(EXERCISE): Starting at the first line of the data, print each line verbatim up to and including the line bearing "var yTicks = [0, 5, 10, 15, 20, 25];", omitting pictures.

(INPUT MATERIAL):
━━━━━━

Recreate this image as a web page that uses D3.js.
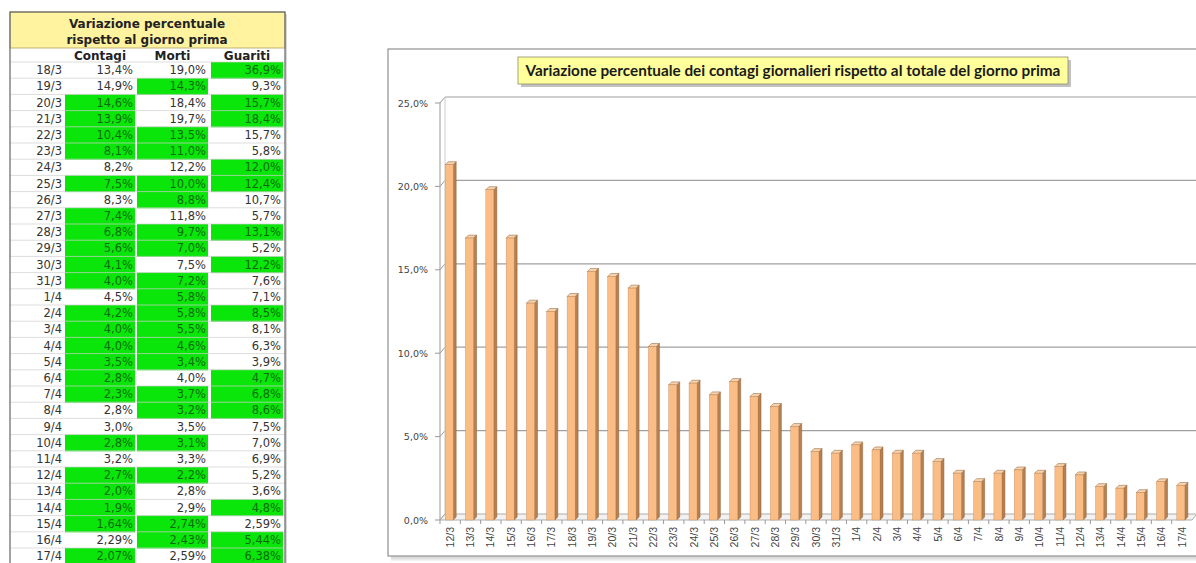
<html>
<head>
<script src="https://d3js.org/d3.v7.min.js"></script>
<style>
  body { margin: 0; background: #ffffff; }
  svg { display: block; }
</style>
</head>
<body>
<svg id="svgContainer"></svg>
<script>
// ---- dati del grafico (contagi giornalieri %) ----
var chartDates = ["12/3","13/3","14/3","15/3","16/3","17/3","18/3","19/3","20/3","21/3","22/3","23/3","24/3","25/3","26/3","27/3","28/3","29/3","30/3","31/3",
                  "1/4","2/4","3/4","4/4","5/4","6/4","7/4","8/4","9/4","10/4","11/4","12/4","13/4","14/4","15/4","16/4","17/4"];
var chartValues = [21.3,16.9,19.8,16.9,13.0,12.5,13.4,14.9,14.6,13.9,10.4,8.1,8.2,7.5,8.3,7.4,6.8,5.6,4.1,4.0,
                   4.5,4.2,4.0,4.0,3.5,2.8,2.3,2.8,3.0,2.8,3.2,2.7,2.0,1.9,1.64,2.29,2.07];
var yTicks = [0, 5, 10, 15, 20, 25];

// ---- dati della tabella ----
var tableDates = ["18/3","19/3","20/3","21/3","22/3","23/3","24/3","25/3","26/3","27/3","28/3","29/3","30/3","31/3",
                  "1/4","2/4","3/4","4/4","5/4","6/4","7/4","8/4","9/4","10/4","11/4","12/4","13/4","14/4","15/4","16/4","17/4"];
var tableContagi = [13.4,14.9,14.6,13.9,10.4,8.1,8.2,7.5,8.3,7.4,6.8,5.6,4.1,4.0,4.5,4.2,4.0,4.0,3.5,2.8,2.3,2.8,3.0,2.8,3.2,2.7,2.0,1.9,1.64,2.29,2.07];
var tableMorti   = [19.0,14.3,18.4,19.7,13.5,11.0,12.2,10.0,8.8,11.8,9.7,7.0,7.5,7.2,5.8,5.8,5.5,4.6,3.4,4.0,3.7,3.2,3.5,3.1,3.3,2.2,2.8,2.9,2.74,2.43,2.59];
var tableGuariti = [36.9,9.3,15.7,18.4,15.7,5.8,12.0,12.4,10.7,5.7,13.1,5.2,12.2,7.6,7.1,8.5,8.1,6.3,3.9,4.7,6.8,8.6,7.5,7.0,6.9,5.2,3.6,4.8,2.59,5.44,6.38];
// celle verdi (1 = verde)
var greenContagi = [0,0,1,1,1,1,0,1,0,1,1,1,1,1,0,1,1,1,1,1,1,0,0,1,0,1,1,1,1,0,1];
var greenMorti   = [0,1,0,0,1,1,0,1,1,0,1,1,0,1,1,1,1,1,1,0,1,1,0,1,0,1,0,0,1,1,0];
var greenGuariti = [1,0,1,1,0,0,1,1,0,0,1,0,1,0,0,1,0,0,0,1,1,1,0,0,0,0,0,1,0,1,1];
var tableHeaders = ["Contagi", "Morti", "Guariti"];

var svg = d3.select("#svgContainer").attr("width", 1196).attr("height", 563);

/* formato italiano con virgola */
function fmt(v, i) {
    var dec = i >= 28 ? 2 : 1;
    return v.toFixed(dec).replace(".", ",") + "%";
}

// ================== TABELLA ==================
function drawTable() {
    var t = svg.append("g");
    var left = 10, right = 285, top = 12;
    var rowTop = 62, rowH = 16.2;
    var cols = [
        {x0: 65,  x1: 135, vals: tableContagi, green: greenContagi},
        {x0: 137, x1: 208, vals: tableMorti,   green: greenMorti},
        {x0: 211, x1: 283, vals: tableGuariti, green: greenGuariti}
    ];
    var bottom = rowTop + rowH * tableDates.length;

    /* ombra leggera */
    t.append("rect").attr("x", left + 2).attr("y", top + 2).attr("width", right - left).attr("height", bottom - top)
        .attr("fill", "#d8d8d8");
    t.append("rect").attr("x", left).attr("y", top).attr("width", right - left).attr("height", bottom - top)
        .attr("fill", "#fff");

    /* titolo giallo */
    t.append("rect").attr("x", left).attr("y", top).attr("width", right - left).attr("height", 36)
        .attr("fill", "#fff3a0").attr("stroke", "#b0a060").attr("stroke-width", 0.8);
    t.append("text").attr("x", 147).attr("y", 28).attr("text-anchor", "middle")
        .style("font", "bold 12px 'DejaVu Sans'").attr("fill", "#222").text("Variazione percentuale");
    t.append("text").attr("x", 147).attr("y", 44).attr("text-anchor", "middle")
        .style("font", "bold 12px 'DejaVu Sans'").attr("fill", "#222").text("rispetto al giorno prima");

    /* intestazioni */
    cols.forEach(function(c, j) {
        t.append("text").attr("x", (c.x0 + c.x1) / 2).attr("y", 59.5).attr("text-anchor", "middle")
            .style("font", "bold 12px 'DejaVu Sans'").attr("fill", "#222").text(tableHeaders[j]);
    });

    /* righe */
    var rows = t.selectAll("g.row").data(tableDates).enter().append("g").attr("class", "row")
        .attr("transform", (d, i) => "translate(0," + (rowTop + i * rowH) + ")");

    cols.forEach(function(c) {
        rows.filter((d, i) => c.green[i] === 1).append("rect")
            .attr("x", c.x0).attr("y", 0).attr("width", c.x1 - c.x0).attr("height", rowH + 0.5)
            .attr("fill", "#0ae60a");
    });

    rows.append("line").attr("x1", left).attr("x2", right).attr("y1", 0).attr("y2", 0)
        .attr("stroke", "#cfcfcf").attr("stroke-width", 0.7);

    rows.append("text").attr("x", 62).attr("y", 12.3).attr("text-anchor", "end")
        .style("font", "11.5px 'DejaVu Sans'").attr("fill", "#333").text(d => d);

    cols.forEach(function(c) {
        rows.append("text").attr("x", c.x1 - 2).attr("y", 12.3).attr("text-anchor", "end")
            .style("font", "11.5px 'DejaVu Sans'")
            .attr("fill", (d, i) => c.green[i] ? "#0b6b0b" : "#333")
            .text((d, i) => fmt(c.vals[i], i));
    });

    /* bordo esterno */
    t.append("rect").attr("x", left).attr("y", top).attr("width", right - left).attr("height", bottom - top)
        .attr("fill", "none").attr("stroke", "#666").attr("stroke-width", 1.2);
}

// ================== GRAFICO ==================
function drawChart() {
    var c = svg.append("g");
    var boxX = 388, boxY = 49, boxB = 556;

    /* ombra del riquadro */
    for (var k = 1; k <= 5; k++) {
        c.append("line").attr("x1", boxX + 3).attr("x2", 1196).attr("y1", boxB + k).attr("y2", boxB + k)
            .attr("stroke", "#888").attr("stroke-opacity", 0.5 - k * 0.09);
    }
    c.append("rect").attr("x", boxX).attr("y", boxY).attr("width", 900).attr("height", boxB - boxY)
        .attr("fill", "#fff").attr("stroke", "#7a7a7a").attr("stroke-width", 1);

    var x = d3.scaleBand().domain(chartDates).range([440, 1192]).paddingInner(0).paddingOuter(0);
    var y = d3.scaleLinear().domain([0, 25]).range([520, 103]);
    var dx = 5, dy = -6; // profondita 3D

    /* griglia sulla parete di fondo */
    c.selectAll("line.grid").data(yTicks.slice(1)).enter().append("line").attr("class", "grid")
        .attr("x1", 440 + dx).attr("x2", 1196).attr("y1", d => y(d) + dy).attr("y2", d => y(d) + dy)
        .attr("stroke", "#a0a0a0").attr("stroke-width", 1.2);
    c.selectAll("path.slant").data(yTicks).enter().append("path").attr("class", "slant")
        .attr("d", d => "M435," + y(d) + "L440," + y(d) + "L" + (440 + dx) + "," + (y(d) + dy))
        .attr("fill", "none").attr("stroke", "#999");
    /* parete sinistra */
    c.append("line").attr("x1", 440).attr("x2", 440).attr("y1", y(25)).attr("y2", y(0)).attr("stroke", "#999");
    c.append("line").attr("x1", 440 + dx).attr("x2", 440 + dx).attr("y1", y(25) + dy).attr("y2", y(0) + dy)
        .attr("stroke", "#ccc");

    /* pavimento */
    c.append("path")
        .attr("d", "M440," + y(0) + "L1192," + y(0) + "L" + (1192 + dx) + "," + (y(0) + dy) + "L" + (440 + dx) + "," + (y(0) + dy) + "Z")
        .attr("fill", "#f2f2f2").attr("stroke", "#999").attr("stroke-width", 0.8);

    /* asse y */
    var yAxis = d3.axisLeft(y).tickValues(yTicks).tickSize(0).tickPadding(12)
        .tickFormat(d => d.toFixed(1).replace(".", ",") + "%");
    var ya = c.append("g").attr("transform", "translate(440,0)").call(yAxis);
    ya.select(".domain").remove();
    ya.selectAll("text").style("font", "9.5px 'DejaVu Sans'").attr("fill", "#444");

    /* asse x */
    var xAxis = d3.axisBottom(x).tickSize(0).tickPadding(0);
    var xa = c.append("g").attr("transform", "translate(0," + y(0) + ")").call(xAxis);
    xa.select(".domain").remove();
    xa.selectAll("text")
        .attr("transform", "translate(0,7) rotate(-90)")
        .attr("text-anchor", "end").attr("dy", "0.35em").attr("x", 0).attr("y", 0)
        .style("font", "10.5px 'Liberation Sans'").attr("fill", "#444");
    c.selectAll("line.xtick").data(chartDates).enter().append("line").attr("class", "xtick")
        .attr("x1", d => x(d)).attr("x2", d => x(d)).attr("y1", y(0)).attr("y2", y(0) + 4)
        .attr("stroke", "#999");

    /* barre 3D */
    var bw = 8, depth = 3;
    var bars = c.selectAll("g.bar").data(chartValues).enter().append("g").attr("class", "bar")
        .attr("transform", (d, i) => "translate(" + (x(chartDates[i]) + (x.bandwidth() - bw) / 2 - 1) + ",0)");
    bars.append("path")
        .attr("d", d => "M" + bw + "," + y(d) + "L" + (bw + depth) + "," + (y(d) - depth) + "L" + (bw + depth) + "," + (y(0) - depth) + "L" + bw + "," + y(0) + "Z")
        .attr("fill", "#b8804f").attr("stroke", "#8a5a30").attr("stroke-width", 0.5);
    bars.append("path")
        .attr("d", d => "M0," + y(d) + "L" + depth + "," + (y(d) - depth) + "L" + (bw + depth) + "," + (y(d) - depth) + "L" + bw + "," + y(d) + "Z")
        .attr("fill", "#f7d3ad").attr("stroke", "#8a5a30").attr("stroke-width", 0.5);
    bars.append("rect").attr("x", 0).attr("y", d => y(d)).attr("width", bw).attr("height", d => y(0) - y(d))
        .attr("fill", "#fbbd86").attr("stroke", "#c08a5c").attr("stroke-width", 0.4);

    /* titolo */
    var tx = 518, ty = 57, tw = 550, th = 27;
    c.append("rect").attr("x", tx + 3).attr("y", ty + 3).attr("width", tw).attr("height", th).attr("fill", "#9a9a9a").attr("opacity", 0.6);
    c.append("rect").attr("x", tx).attr("y", ty).attr("width", tw).attr("height", th)
        .attr("fill", "#ffff9c").attr("stroke", "#8c8c6a").attr("stroke-width", 0.8);
    c.append("text").attr("x", tx + tw / 2).attr("y", ty + 19).attr("text-anchor", "middle")
        .style("font", "bold 15.3px Lato").attr("fill", "#1a1a1a")
        .text("Variazione percentuale dei contagi giornalieri rispetto al totale del giorno prima");
}

drawTable();
drawChart();
</script>
</body>
</html>
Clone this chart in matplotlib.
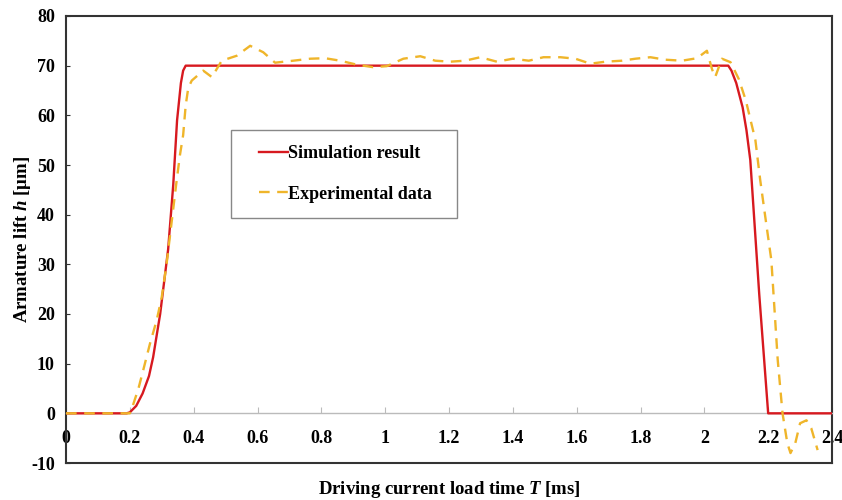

━━━━━━

(ANSWER FOR THIS EXERCISE):
Recreate this image as a web page that uses D3.js.
<html>
<head>
<script src="https://d3js.org/d3.v7.min.js"></script>
<style>
  body { margin: 0; background: #ffffff; }
  svg { display: block; }
</style>
</head>
<body>
<svg id="svgContainer"></svg>
<script>
// ---- dati del grafico (contagi giornalieri %) ----
var chartDates = ["12/3","13/3","14/3","15/3","16/3","17/3","18/3","19/3","20/3","21/3","22/3","23/3","24/3","25/3","26/3","27/3","28/3","29/3","30/3","31/3",
                  "1/4","2/4","3/4","4/4","5/4","6/4","7/4","8/4","9/4","10/4","11/4","12/4","13/4","14/4","15/4","16/4","17/4"];
var chartValues = [21.3,16.9,19.8,16.9,13.0,12.5,13.4,14.9,14.6,13.9,10.4,8.1,8.2,7.5,8.3,7.4,6.8,5.6,4.1,4.0,
                   4.5,4.2,4.0,4.0,3.5,2.8,2.3,2.8,3.0,2.8,3.2,2.7,2.0,1.9,1.64,2.29,2.07];
var yTicks = [0, 5, 10, 15, 20, 25];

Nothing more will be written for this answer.